Begin at the top of the records below and return each line exactly through the line with "SPINE_W = 2.8". Skip pictures.

**Code that draws figures:**

---*---

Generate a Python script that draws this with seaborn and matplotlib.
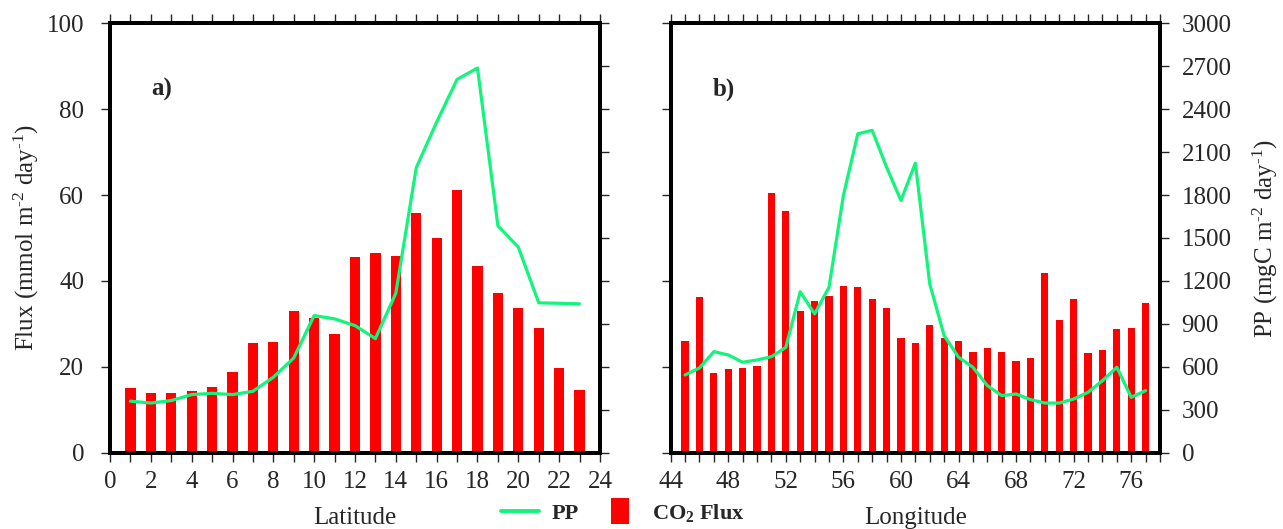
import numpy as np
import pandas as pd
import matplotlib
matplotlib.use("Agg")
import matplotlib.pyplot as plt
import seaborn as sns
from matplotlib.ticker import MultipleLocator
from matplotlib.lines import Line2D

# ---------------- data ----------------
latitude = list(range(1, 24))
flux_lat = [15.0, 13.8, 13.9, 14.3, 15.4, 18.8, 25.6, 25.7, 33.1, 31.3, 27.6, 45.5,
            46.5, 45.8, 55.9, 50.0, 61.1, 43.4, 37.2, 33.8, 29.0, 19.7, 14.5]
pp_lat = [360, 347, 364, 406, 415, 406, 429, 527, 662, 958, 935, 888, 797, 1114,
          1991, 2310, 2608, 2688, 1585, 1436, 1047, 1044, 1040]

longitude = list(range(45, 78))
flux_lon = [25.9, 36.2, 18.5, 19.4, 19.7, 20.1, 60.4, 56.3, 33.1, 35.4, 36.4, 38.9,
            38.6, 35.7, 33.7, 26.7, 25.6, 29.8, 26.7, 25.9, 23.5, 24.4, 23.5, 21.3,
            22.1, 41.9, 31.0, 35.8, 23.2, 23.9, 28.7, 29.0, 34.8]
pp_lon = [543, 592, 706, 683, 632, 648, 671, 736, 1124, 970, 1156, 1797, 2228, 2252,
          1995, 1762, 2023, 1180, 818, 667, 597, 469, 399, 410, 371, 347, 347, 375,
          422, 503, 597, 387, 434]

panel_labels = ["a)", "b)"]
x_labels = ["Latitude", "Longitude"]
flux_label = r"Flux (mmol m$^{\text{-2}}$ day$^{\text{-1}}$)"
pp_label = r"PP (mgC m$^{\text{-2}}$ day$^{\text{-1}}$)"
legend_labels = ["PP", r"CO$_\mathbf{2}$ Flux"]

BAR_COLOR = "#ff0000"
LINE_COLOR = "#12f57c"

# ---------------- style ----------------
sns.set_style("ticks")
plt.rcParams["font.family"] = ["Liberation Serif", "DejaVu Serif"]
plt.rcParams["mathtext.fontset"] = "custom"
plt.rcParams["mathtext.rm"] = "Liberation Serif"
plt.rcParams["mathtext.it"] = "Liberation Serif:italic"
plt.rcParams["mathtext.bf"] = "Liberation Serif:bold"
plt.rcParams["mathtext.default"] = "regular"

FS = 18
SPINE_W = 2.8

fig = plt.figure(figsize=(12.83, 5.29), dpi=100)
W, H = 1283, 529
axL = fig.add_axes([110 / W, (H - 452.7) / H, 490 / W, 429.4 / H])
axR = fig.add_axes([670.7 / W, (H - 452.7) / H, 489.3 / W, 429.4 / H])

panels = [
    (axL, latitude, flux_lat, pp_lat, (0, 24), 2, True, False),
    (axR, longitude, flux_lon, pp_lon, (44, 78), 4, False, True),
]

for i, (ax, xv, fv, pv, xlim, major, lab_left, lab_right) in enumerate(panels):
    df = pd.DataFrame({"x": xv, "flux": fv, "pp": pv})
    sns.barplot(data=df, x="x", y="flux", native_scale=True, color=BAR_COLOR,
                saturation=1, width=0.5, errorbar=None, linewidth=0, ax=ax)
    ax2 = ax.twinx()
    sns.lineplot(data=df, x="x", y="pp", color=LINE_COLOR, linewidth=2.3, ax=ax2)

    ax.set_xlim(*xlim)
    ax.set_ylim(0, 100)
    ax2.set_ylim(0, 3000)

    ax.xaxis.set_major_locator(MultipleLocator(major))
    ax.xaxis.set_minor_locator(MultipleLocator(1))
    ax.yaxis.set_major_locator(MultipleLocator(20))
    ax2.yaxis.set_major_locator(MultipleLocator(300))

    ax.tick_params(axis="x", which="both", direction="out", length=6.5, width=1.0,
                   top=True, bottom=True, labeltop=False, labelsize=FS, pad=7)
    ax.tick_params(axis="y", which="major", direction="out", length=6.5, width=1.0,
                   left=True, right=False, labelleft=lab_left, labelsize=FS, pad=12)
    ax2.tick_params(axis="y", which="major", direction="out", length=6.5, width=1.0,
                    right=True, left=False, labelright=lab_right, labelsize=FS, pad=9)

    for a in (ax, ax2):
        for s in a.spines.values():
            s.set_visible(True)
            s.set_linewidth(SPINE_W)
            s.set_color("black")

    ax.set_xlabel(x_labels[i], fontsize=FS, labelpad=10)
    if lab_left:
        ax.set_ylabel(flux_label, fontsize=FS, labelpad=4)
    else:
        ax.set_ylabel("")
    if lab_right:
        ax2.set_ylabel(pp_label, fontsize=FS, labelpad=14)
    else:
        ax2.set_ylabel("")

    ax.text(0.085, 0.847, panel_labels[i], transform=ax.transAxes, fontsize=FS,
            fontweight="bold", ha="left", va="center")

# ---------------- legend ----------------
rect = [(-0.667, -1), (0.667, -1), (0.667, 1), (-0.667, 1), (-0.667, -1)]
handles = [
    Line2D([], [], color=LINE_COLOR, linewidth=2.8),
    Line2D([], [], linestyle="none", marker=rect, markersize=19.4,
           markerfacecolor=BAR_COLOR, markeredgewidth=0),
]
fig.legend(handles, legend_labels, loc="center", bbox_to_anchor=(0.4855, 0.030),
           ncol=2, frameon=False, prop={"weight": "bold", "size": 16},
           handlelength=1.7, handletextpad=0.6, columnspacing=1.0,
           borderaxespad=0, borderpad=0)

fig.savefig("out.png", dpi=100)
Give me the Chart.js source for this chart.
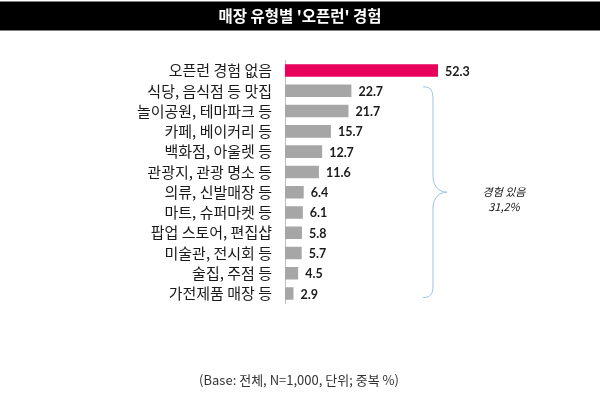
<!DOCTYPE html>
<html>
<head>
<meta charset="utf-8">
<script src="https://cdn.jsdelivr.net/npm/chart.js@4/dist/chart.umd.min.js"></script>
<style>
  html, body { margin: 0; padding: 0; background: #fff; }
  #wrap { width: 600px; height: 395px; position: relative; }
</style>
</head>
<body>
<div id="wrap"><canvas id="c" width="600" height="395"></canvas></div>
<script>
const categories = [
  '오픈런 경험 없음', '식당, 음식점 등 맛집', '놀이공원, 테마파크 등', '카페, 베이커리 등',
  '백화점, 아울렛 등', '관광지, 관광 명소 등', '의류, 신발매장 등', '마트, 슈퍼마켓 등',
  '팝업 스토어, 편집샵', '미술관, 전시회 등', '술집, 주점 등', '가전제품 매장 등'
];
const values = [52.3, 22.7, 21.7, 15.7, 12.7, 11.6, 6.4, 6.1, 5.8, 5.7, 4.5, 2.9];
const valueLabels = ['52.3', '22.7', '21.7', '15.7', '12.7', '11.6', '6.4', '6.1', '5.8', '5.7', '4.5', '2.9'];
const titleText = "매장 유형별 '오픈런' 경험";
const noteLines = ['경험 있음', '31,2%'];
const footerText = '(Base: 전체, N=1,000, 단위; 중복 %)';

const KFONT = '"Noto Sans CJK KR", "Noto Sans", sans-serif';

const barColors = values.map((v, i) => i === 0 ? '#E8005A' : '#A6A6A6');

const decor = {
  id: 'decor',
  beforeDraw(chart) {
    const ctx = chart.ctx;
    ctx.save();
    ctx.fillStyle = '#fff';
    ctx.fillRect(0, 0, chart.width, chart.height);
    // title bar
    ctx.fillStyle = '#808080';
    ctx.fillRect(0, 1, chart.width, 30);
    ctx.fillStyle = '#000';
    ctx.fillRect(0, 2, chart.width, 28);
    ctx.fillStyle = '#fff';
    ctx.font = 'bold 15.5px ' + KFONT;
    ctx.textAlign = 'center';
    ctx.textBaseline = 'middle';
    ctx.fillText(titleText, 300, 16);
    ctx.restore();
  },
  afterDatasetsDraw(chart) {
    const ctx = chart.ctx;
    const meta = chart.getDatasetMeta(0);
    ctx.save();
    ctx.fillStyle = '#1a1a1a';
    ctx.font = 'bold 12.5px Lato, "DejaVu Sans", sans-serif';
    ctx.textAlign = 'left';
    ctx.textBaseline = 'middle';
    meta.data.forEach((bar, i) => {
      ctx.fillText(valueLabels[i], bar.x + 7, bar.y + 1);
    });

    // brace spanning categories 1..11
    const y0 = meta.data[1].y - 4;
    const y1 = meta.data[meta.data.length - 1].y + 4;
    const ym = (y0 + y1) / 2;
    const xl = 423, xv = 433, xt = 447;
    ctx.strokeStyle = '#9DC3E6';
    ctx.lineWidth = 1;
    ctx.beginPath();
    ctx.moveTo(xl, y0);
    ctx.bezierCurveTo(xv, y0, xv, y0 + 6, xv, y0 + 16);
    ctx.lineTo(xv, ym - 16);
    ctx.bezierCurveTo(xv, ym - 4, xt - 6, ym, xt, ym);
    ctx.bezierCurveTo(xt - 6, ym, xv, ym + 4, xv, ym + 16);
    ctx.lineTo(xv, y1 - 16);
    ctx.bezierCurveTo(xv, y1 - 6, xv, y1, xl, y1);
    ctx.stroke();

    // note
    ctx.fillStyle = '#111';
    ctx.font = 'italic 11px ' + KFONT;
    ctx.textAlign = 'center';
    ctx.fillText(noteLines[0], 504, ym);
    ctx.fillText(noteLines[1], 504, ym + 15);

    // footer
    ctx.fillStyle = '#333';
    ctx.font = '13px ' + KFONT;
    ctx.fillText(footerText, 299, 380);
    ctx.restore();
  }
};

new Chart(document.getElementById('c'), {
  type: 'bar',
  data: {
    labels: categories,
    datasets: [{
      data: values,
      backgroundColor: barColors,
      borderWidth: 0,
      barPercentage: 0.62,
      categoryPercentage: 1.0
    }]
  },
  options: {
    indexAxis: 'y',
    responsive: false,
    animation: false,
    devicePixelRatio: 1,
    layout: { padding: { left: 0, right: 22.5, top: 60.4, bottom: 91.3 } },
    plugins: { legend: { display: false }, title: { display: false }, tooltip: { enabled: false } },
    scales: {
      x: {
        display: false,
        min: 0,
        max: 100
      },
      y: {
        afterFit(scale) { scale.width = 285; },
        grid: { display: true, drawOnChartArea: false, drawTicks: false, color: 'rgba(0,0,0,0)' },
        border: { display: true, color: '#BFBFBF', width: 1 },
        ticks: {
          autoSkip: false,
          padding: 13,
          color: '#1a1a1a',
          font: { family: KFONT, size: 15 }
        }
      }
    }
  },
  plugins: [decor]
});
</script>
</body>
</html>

---*---

**Exercise response:**
Generate a Python script that draws this with seaborn and matplotlib.
import numpy as np
import pandas as pd
import matplotlib
matplotlib.use("Agg")
import matplotlib.pyplot as plt
import seaborn as sns
from matplotlib.ticker import MultipleLocator
from matplotlib.lines import Line2D

# ---------------- data ----------------
latitude = list(range(1, 24))
flux_lat = [15.0, 13.8, 13.9, 14.3, 15.4, 18.8, 25.6, 25.7, 33.1, 31.3, 27.6, 45.5,
            46.5, 45.8, 55.9, 50.0, 61.1, 43.4, 37.2, 33.8, 29.0, 19.7, 14.5]
pp_lat = [360, 347, 364, 406, 415, 406, 429, 527, 662, 958, 935, 888, 797, 1114,
          1991, 2310, 2608, 2688, 1585, 1436, 1047, 1044, 1040]

longitude = list(range(45, 78))
flux_lon = [25.9, 36.2, 18.5, 19.4, 19.7, 20.1, 60.4, 56.3, 33.1, 35.4, 36.4, 38.9,
            38.6, 35.7, 33.7, 26.7, 25.6, 29.8, 26.7, 25.9, 23.5, 24.4, 23.5, 21.3,
            22.1, 41.9, 31.0, 35.8, 23.2, 23.9, 28.7, 29.0, 34.8]
pp_lon = [543, 592, 706, 683, 632, 648, 671, 736, 1124, 970, 1156, 1797, 2228, 2252,
          1995, 1762, 2023, 1180, 818, 667, 597, 469, 399, 410, 371, 347, 347, 375,
          422, 503, 597, 387, 434]

panel_labels = ["a)", "b)"]
x_labels = ["Latitude", "Longitude"]
flux_label = r"Flux (mmol m$^{\text{-2}}$ day$^{\text{-1}}$)"
pp_label = r"PP (mgC m$^{\text{-2}}$ day$^{\text{-1}}$)"
legend_labels = ["PP", r"CO$_\mathbf{2}$ Flux"]

BAR_COLOR = "#ff0000"
LINE_COLOR = "#12f57c"

# ---------------- style ----------------
sns.set_style("ticks")
plt.rcParams["font.family"] = ["Liberation Serif", "DejaVu Serif"]
plt.rcParams["mathtext.fontset"] = "custom"
plt.rcParams["mathtext.rm"] = "Liberation Serif"
plt.rcParams["mathtext.it"] = "Liberation Serif:italic"
plt.rcParams["mathtext.bf"] = "Liberation Serif:bold"
plt.rcParams["mathtext.default"] = "regular"

FS = 18
SPINE_W = 2.8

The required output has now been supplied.